Infrastructures énergétiques : quelle stratégie d’ici 2020?

Infrastructures énergétiques : intervention de Yannick Jadot –  ITRE (10/02/2011)

Au sein de la Commission parlementaire « Energie » du Parlement européen, nous avons eu hier une deuxième discussion sur le dossier « infrastructures énergétiques » dont je m’occupe. Une occasion d’approfondir les questions et problématiques sous-jacentes à ce dossier d’importance pour le futur énergétique de l’Union Européenne (UE).

La Commission européenne a en effet présenté en novembre une communication « infrastructures énergétiques » qui tente d’identifier les projets clés pour les réseaux énergétiques de l’UE à l’horizon 2020, essentiellement de l’électricité et du gaz. Cet effort de planification est également accompagné de propositions d’instruments innovants pour faciliter la réalisation de ces projets.

Si l’on peut saluer cette planification dont l’UE a besoin pour réaliser sa transition vers une économie fondée sur les énergies renouvelables et peu consommatrice d’énergie, certains points de ce texte peuvent être soulevés et remis en question.

Cohérence. Le paquet « Infrastructures énergétiques » présenté par la Commission met en avant un certain nombre de projets considérés comme prioritaires, comme par exemple la construction de grands gazoducs permettant de relier l’UE à la zone Caspienne et au Moyen Orient. Mais attention à ne pas se tromper de priorités : n’oublions pas que les décisions prises aujourd’hui en matière d’infrastructures définiront notre politique énergétique pour les prochaines 50 années. Il me semble donc important de s’assurer que les choix d’infrastructures faits aujourd’hui soient cohérents avec notre objectif de réduction de nos émissions de 80-95% d’ici 2050.

Hiérarchie. Une consommation d’énergie moindre n’est pas sans impact sur les investissements à réaliser en matière d’infrastructures énergétiques. Or, le scénario envisagé par la Commission dans sa communication ne prend pas en compte la réalisation de l’objectif de 20% de réduction de la consommation énergétique d’ici 2020. Un tel oubli est scandaleux, et doit être rectifié! D’autant plus qu’une étude récente prenant en compte les économies d’énergie a estimé les investissements nécessaires dans les réseaux de transport d’électricité à 70 milliards d’euros, soit deux fois moins que les estimations de la Commission.
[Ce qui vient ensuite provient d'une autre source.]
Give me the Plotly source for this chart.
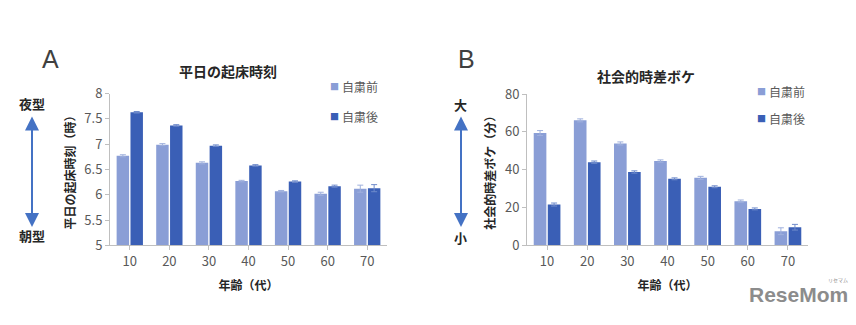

Une « hiérarchie » des investissements doit être établie, au sommet de laquelle doivent figurer les économies d’énergie, et qui doit donner la préférence à la modernisation des infrastructures existantes et non à la construction de nouvelles. Et si construction il doit y avoir, il faut qu’elle se fasse plutôt le long des infrastructures existantes.

Priorités. La Commission entend établir avec ce document une liste de projets prioritaires, dont le nombre risque d’être élevé. Disons le clairement : dans le contexte actuel de crise économique et d’austérité budgétaire, le soutien européen doit aller aux véritables urgences. Et de mon point de vue, l’urgence est le développement d’un réseau électrique capable d’intégrer toujours plus d’énergies renouvelables! D’autres aspects sont également à prendre en compte, tels que la mise en place d’une solidarité effective entre l’Ouest et l’Est de l’Europe à propos du gaz (ce qui ne veut pas dire plus de gaz !), ou de mettre un terme à l’isolement énergétique de certains Etats-Membres.

Transparence. Il s’agit ici d’un point essentiel selon moi. Les citoyens ne doivent pas se voir délester de leurs droits à l’information et à la participation au nom de l’émergence rapide d’un marché intérieur de l’énergie ou de la réalisation de la sécurité énergétique de l’Europe. Une transparence accrue signifie une participation des citoyens en amont des projets d’infrastructures, un débat public ouvert où ces derniers peuvent réellement s’exprimer, où les objectifs réels des projets d’infrastructures sont présentés et expliqués: qu’on ne fasse pas croire qu’une ligne électrique est prévue pour aider au développement des renouvelables, quand l’objectif réel est la concurrence. Les citoyens ne doivent pas être floués.